The sentence "Signals were averaged over 200 responses and filtered between 30 and 3000 Hz". I think it should be explained in a little more detail, justifying the choice of parameters used.

 

In the results section, I think that the interesting results shown in figure 2 could be explained in a little more detail, explaining what can be seen in the figure according to the authors.

 

The feature selection process is not explained, only some conclusions of this process are indicated in the paragraph on line 219, which are also confusing.

 

In the case of figure 4, I think that a more exhaustive explanation of what each shape and colour corresponds to and why, after feature selection, frequency components appear at other latencies, which in the initial TFD seem to be mixed. Perhaps relating it to figure 5 and 6c.

 

The conclusions section should be expanded by including as a conclusion the comparative and numerical result obtained, as is done in the abstract.

            

 

Minor issues

 

Naive Bayes classifier sounds strange, it is more usual to simply use Bayes classifier. In any case, the word "Naive" should always be capitalised and appears in lower case on several occasions (lines 95, 101, 186, 290, 352 for example).

 

In line 45, starting with the number "7", I understand that there are too many spaces.

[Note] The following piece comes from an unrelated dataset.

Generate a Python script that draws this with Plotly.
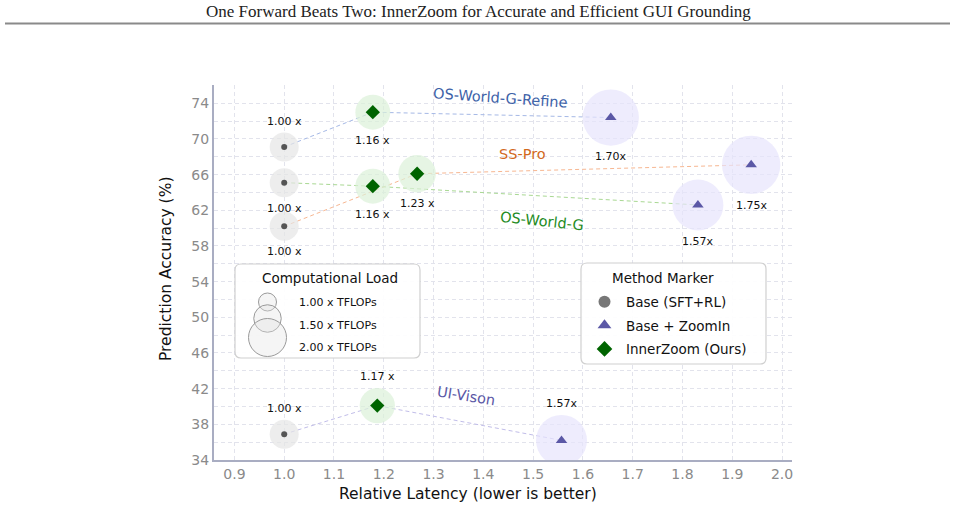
import plotly.graph_objects as go

# ---------------- data ----------------
series_names = ["OS-World-G-Refine", "SS-Pro", "OS-World-G", "UI-Vison"]
base_latency = [1.0, 1.0, 1.0, 1.0]
base_acc = [69.1, 60.2, 65.1, 36.9]
base_load = [1.00, 1.00, 1.00, 1.00]
base_labels = ["1.00 x", "1.00 x", "1.00 x", "1.00 x"]

inner_latency = [1.178, 1.267, 1.178, 1.187]
inner_acc = [73.0, 66.1, 64.7, 40.1]
inner_load = [1.16, 1.23, 1.16, 1.17]
inner_labels = ["1.16 x", "1.23 x", "1.16 x", "1.17 x"]

zoom_latency = [1.656, 1.938, 1.831, 1.557]
zoom_acc = [72.4, 67.1, 62.6, 36.2]
zoom_load = [1.70, 1.75, 1.57, 1.57]
zoom_labels = ["1.70x", "1.75x", "1.57x", "1.57x"]

# label side for each series (above / below the bubble)
base_side = ["above", "below", "below", "above"]
inner_side = ["below", "below", "below", "above"]
zoom_side = ["below", "below", "below", "above"]

x_ticks = [0.9, 1.0, 1.1, 1.2, 1.3, 1.4, 1.5, 1.6, 1.7, 1.8, 1.9, 2.0]
y_ticks = [34, 38, 42, 46, 50, 54, 58, 62, 66, 70, 74]
legend_loads = [1.00, 1.50, 2.00]

# ---------------- styles ----------------
FONT = "DejaVu Sans"
line_colors = ["#a6b9e6", "#f7b792", "#a9d893", "#c1bde9"]
name_colors = ["#3d62a8", "#d2691e", "#238b23", "#5b58a6"]
GRAY_BUB, GRAY_DOT = "#e6e6e6", "#555555"
GREEN_BUB, GREEN_MK = "#dcf1d8", "#006400"
PURP_BUB, PURP_MK = "#e7e4fc", "#5b58a6"

W, H = 955, 511
L, R, T, B = 214, 163, 85, 51
PW, PH = W - L - R, H - T - B


def px(xp):
    return (xp - L) / PW


def py(yp):
    return (H - B - yp) / PH


def bubble_d(load):
    return 29 * load ** 1.25


fig = go.Figure()

# connecting dashed lines
for i in range(len(series_names)):
    fig.add_trace(go.Scatter(
        x=[base_latency[i], inner_latency[i], zoom_latency[i]],
        y=[base_acc[i], inner_acc[i], zoom_acc[i]],
        mode="lines", line=dict(color=line_colors[i], width=1, dash="4px,3px"),
        showlegend=False, hoverinfo="skip"))

# bubbles
for lat, acc, load, col in [(base_latency, base_acc, base_load, GRAY_BUB),
                            (inner_latency, inner_acc, inner_load, GREEN_BUB),
                            (zoom_latency, zoom_acc, zoom_load, PURP_BUB)]:
    fig.add_trace(go.Scatter(
        x=lat, y=acc, mode="markers",
        marker=dict(size=[bubble_d(v) for v in load], color=col, line=dict(width=0)),
        showlegend=False, hoverinfo="skip"))

# centre markers
fig.add_trace(go.Scatter(x=base_latency, y=base_acc, mode="markers",
                         marker=dict(symbol="circle", size=6, color=GRAY_DOT),
                         showlegend=False))
fig.add_trace(go.Scatter(x=zoom_latency, y=zoom_acc, mode="markers",
                         marker=dict(symbol="triangle-up", size=10, color=PURP_MK),
                         showlegend=False))
fig.add_trace(go.Scatter(x=inner_latency, y=inner_acc, mode="markers",
                         marker=dict(symbol="diamond", size=11, color=GREEN_MK),
                         showlegend=False))

# legend entries
for k, (name, sym, col) in enumerate([("Base (SFT+RL)", "circle", "#777777"),
                                      ("Base + ZoomIn", "triangle-up", PURP_MK),
                                      ("InnerZoom (Ours)", "diamond", GREEN_MK)]):
    fig.add_trace(go.Scatter(x=[None], y=[None], mode="markers", name=name,
                             legendgroup=f"g{k}",
                             marker=dict(symbol=sym, size=12, color=col)))

annotations = []
# speed-up labels
for lat, acc, load, labs, side in [(base_latency, base_acc, base_load, base_labels, base_side),
                                   (inner_latency, inner_acc, inner_load, inner_labels, inner_side),
                                   (zoom_latency, zoom_acc, zoom_load, zoom_labels, zoom_side)]:
    for i in range(len(lat)):
        off = bubble_d(load[i]) / 2 + 11
        annotations.append(dict(
            x=lat[i], y=acc[i], xref="x", yref="y", text=labs[i], showarrow=False,
            xanchor="center", yanchor="middle",
            yshift=off if side[i] == "above" else -off,
            font=dict(family=FONT, size=11, color="#111111")))

# series names
name_pos = [(1.435, 74.55, 4), (1.479, 68.3, 0), (1.517, 60.8, 6), (1.367, 41.2, 9)]
for i, (xx, yy, ang) in enumerate(name_pos):
    annotations.append(dict(x=xx, y=yy, xref="x", yref="y", text=series_names[i],
                            showarrow=False, textangle=ang, xanchor="center", yanchor="middle",
                            font=dict(family=FONT, size=14.5, color=name_colors[i])))


def paper_text(xp, yp, text, size, color="#111111", family=FONT, angle=0, xanchor="center"):
    return dict(x=px(xp), y=py(yp), xref="paper", yref="paper", text=text, showarrow=False,
                xanchor=xanchor, yanchor="middle", textangle=angle,
                font=dict(family=family, size=size, color=color))


# axis titles
annotations.append(paper_text(468, 494, "Relative Latency (lower is better)", 15.5))
annotations.append(paper_text(166, 269, "Prediction Accuracy (%)", 15.5, angle=-90))

# page header
annotations.append(paper_text(478, 12,
                              "One Forward Beats Two: InnerZoom for Accurate and Efficient GUI Grounding",
                              17, color="#222222", family="Liberation Serif"))

# legend titles
annotations.append(paper_text(330, 278, "Computational Load", 13.5))
annotations.append(paper_text(663, 278, "Method Marker", 13.5))

circle_specs = [(302, 18), (318.5, 27.5), (337.5, 38)]
text_rows = [302.5, 325, 347.5]
shapes = []


def rounded_rect(x0, y0, x1, y1, r):
    pts = (f"M {px(x0 + r)},{py(y0)} L {px(x1 - r)},{py(y0)} "
           f"Q {px(x1)},{py(y0)} {px(x1)},{py(y0 + r)} L {px(x1)},{py(y1 - r)} "
           f"Q {px(x1)},{py(y1)} {px(x1 - r)},{py(y1)} L {px(x0 + r)},{py(y1)} "
           f"Q {px(x0)},{py(y1)} {px(x0)},{py(y1 - r)} L {px(x0)},{py(y0 + r)} "
           f"Q {px(x0)},{py(y0)} {px(x0 + r)},{py(y0)} Z")
    return dict(type="path", path=pts, xref="paper", yref="paper",
                fillcolor="rgba(255,255,255,0.92)", line=dict(color="#d0d0d0", width=1.2),
                layer="above")


shapes.append(rounded_rect(235, 264, 420, 358, 6))
shapes.append(rounded_rect(581, 263, 766, 364, 6))

for (cy, d), load, ty in zip(circle_specs, legend_loads, text_rows):
    shapes.append(dict(type="circle", xref="paper", yref="paper",
                       x0=px(267.5 - d / 2), x1=px(267.5 + d / 2),
                       y0=py(cy + d / 2), y1=py(cy - d / 2),
                       fillcolor="rgba(225,225,225,0.35)", line=dict(color="#9a9a9a", width=1),
                       layer="above"))
    annotations.append(paper_text(297, ty, f"{load:.2f} x TFLOPs", 11, xanchor="left"))

# header rule
shapes.append(dict(type="line", xref="paper", yref="paper", x0=px(5), x1=px(950),
                   y0=py(23.5), y1=py(23.5), line=dict(color="#8a8a8a", width=2)))

grid_col = "#e2e3ec"
fig.update_layout(
    width=W, height=H, autosize=False,
    margin=dict(l=L, r=R, t=T, b=B, pad=0),
    plot_bgcolor="white", paper_bgcolor="white",
    font=dict(family=FONT),
    annotations=annotations, shapes=shapes,
    showlegend=True,
    legend=dict(x=px(583), y=py(286.5), xanchor="left", yanchor="top",
                bgcolor="rgba(0,0,0,0)", borderwidth=0, traceorder="grouped",
                font=dict(family=FONT, size=13.5, color="#111111"),
                itemwidth=33, tracegroupgap=3),
    xaxis=dict(range=[0.859, 2.02], tickvals=x_ticks, ticktext=[f"{v:.1f}" for v in x_ticks],
               showgrid=True, gridcolor=grid_col, griddash="4px,3px", gridwidth=1,
               showline=True, linecolor="#a9adc2", linewidth=2, ticks="",
               zeroline=False, tickfont=dict(family=FONT, size=14, color="#8a8a8a")),
    yaxis=dict(range=[34, 76.05], tickvals=y_ticks,
               showgrid=True, gridcolor=grid_col, griddash="4px,3px", gridwidth=1,
               minor=dict(dtick=2, tick0=34, showgrid=True, gridcolor=grid_col,
                          griddash="4px,3px", gridwidth=1),
               showline=True, linecolor="#a9adc2", linewidth=2, ticks="",
               zeroline=False, tickfont=dict(family=FONT, size=14, color="#8a8a8a")),
)

fig.write_html("out.html")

In line 59, there are too many spaces before "However, ...".

The content of the figures should be centred with the page.

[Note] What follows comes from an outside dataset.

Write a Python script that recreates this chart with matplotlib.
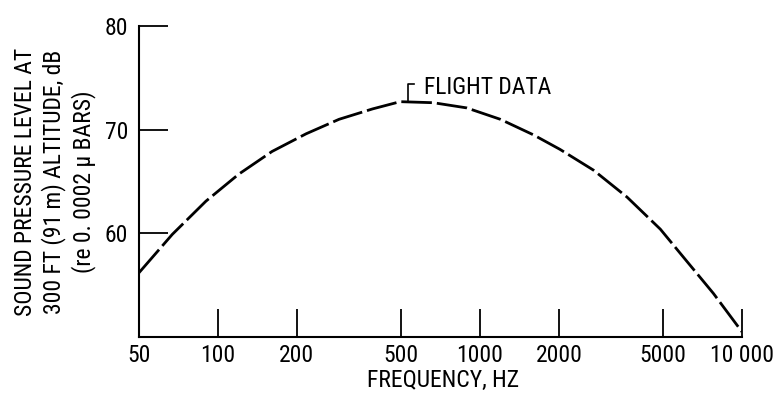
import numpy as np
import matplotlib
matplotlib.use("Agg")
import matplotlib.pyplot as plt
from matplotlib import font_manager, ticker

# ---- data ----
freq_hz = [50, 67, 90, 120, 161, 217, 290, 389, 496, 664, 890, 1196, 1600,
           2020, 2710, 3640, 4880, 5800, 7780, 10000]
spl_db = [56.2, 59.9, 63.1, 65.7, 67.9, 69.6, 71.0, 72.0, 72.7, 72.6, 72.1,
          71.0, 69.5, 68.1, 66.1, 63.5, 60.4, 58.1, 54.2, 50.5]
x_ticks = [50, 100, 200, 500, 1000, 2000, 5000, 10000]
x_tick_labels = ["50", "100", "200", "500", "1000", "2000", "5000", "10 000"]
y_ticks = [60, 70, 80]
y_tick_labels = ["60", "70", "80"]
series_label = "FLIGHT DATA"
label_freq = 530
x_label = "FREQUENCY, HZ"
y_label = "SOUND PRESSURE LEVEL AT\n300 FT (91 m) ALTITUDE, dB\n(re 0. 0002 \u03bc BARS)"

names = {f.name for f in font_manager.fontManager.ttflist}
STRETCH = "normal"
for cand in ["Roboto Condensed", "Archivo Narrow", "Liberation Sans Narrow"]:
    if cand in names:
        FAM = [cand, "DejaVu Sans"]
        break
else:
    FAM = ["DejaVu Sans"]
    STRETCH = "condensed"
plt.rcParams["font.family"] = FAM
plt.rcParams["font.stretch"] = STRETCH
FS = 17

fig = plt.figure(figsize=(7.74, 3.97), dpi=100)
ax = fig.add_axes([139 / 774, 1 - 337 / 397, (742 - 139) / 774, (337 - 26) / 397])

ax.plot(freq_hz, spl_db, color="black", lw=2.0,
        linestyle=(0, (11, 1.8)), dash_capstyle="butt", solid_joinstyle="round")

ax.set_xscale("log")
ax.set_xlim(50, 10000)
ax.set_ylim(50, 80)
ax.set_xticks(x_ticks)
ax.set_xticklabels(x_tick_labels)
ax.xaxis.set_minor_locator(ticker.NullLocator())
ax.set_yticks(y_ticks)
ax.set_yticklabels(y_tick_labels)

for s in ["top", "right"]:
    ax.spines[s].set_visible(False)
for s in ["left", "bottom"]:
    ax.spines[s].set_linewidth(1.5)

ax.tick_params(axis="x", direction="in", length=20, width=1.3, pad=5,
               labelsize=FS)
ax.tick_params(axis="y", direction="in", length=21, width=1.3, pad=8,
               labelsize=FS)
# no tick mark at the 50 Hz origin
ax.xaxis.get_major_ticks()[0].tick1line.set_visible(False)

# flight data label with bracket
y_curve = np.interp(np.log10(label_freq), np.log10(freq_hz), spl_db)
ax.plot([label_freq, label_freq, label_freq * 1.06],
        [y_curve, y_curve + 1.7, y_curve + 1.7], color="black", lw=1.2)
ax.text(label_freq * 1.15, y_curve + 1.4, series_label, fontsize=FS,
        ha="left", va="center")

fig.text(443 / 774, 1 - 380 / 397, x_label, fontsize=FS,
         ha="center", va="center")
fig.text(55 / 774, 1 - 182 / 397, y_label,
         fontsize=FS, rotation=90, ha="center", va="center",
         multialignment="center", linespacing=1.25)

fig.savefig("out.png", dpi=100, facecolor="white")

In section 2.2, the "MP algorithm" is mentioned, but the acronym "MP" is missing.

In formula number 2, the letter "F" is used for frequency, when it is more usual to use "f" in lower case.

Author Response

Please see attached file.

Author Response File: Author Response.docx

Round 2

Reviewer 1 Report

All my concerns have been addressed. I recommend this paper for publication. 

NA

Author Response

Thank for your review and comments.

Reviewer 2 Report

NA

Author Response

Thank for your review and comments.

Reviewer 3 Report

The authors have taken into consideration many of the indications of the revision. I believe that the text is now clearer.

 

However, there are some issues that I think need to be better clarified:

 

In formula number 2 the letter "F" has been changed to "f" for frequency, but that same change should still be made in the text for consistency.

 

I still think that the results section could be improved by giving more detail of the results shown in figure 3. Explaining what is seen in the figure and not just showing the figure.

 

The process by which the selection of features has been made remains unclear. How does one go from figure 5a to 5b? How do these figures relate to figure 7?

 

 

The conclusion section is still somewhat terse, even though it has been expanded with numerical data, I think it should be expanded a bit more and really serve as an overall conclusion of the study conducted.

Author Response

Thank you very much for your attention and the reviewer’s evaluation and comments on our paper bioengineering-2394374. We have revised the manuscript according to reviewer’s detailed suggestions. Attached file is the responses to your comments point by point.

Author Response File: Author Response.pdf

Round 3

Reviewer 3 Report

I thank the authors for considering the new revisions, improving and clarifying doubtful aspects.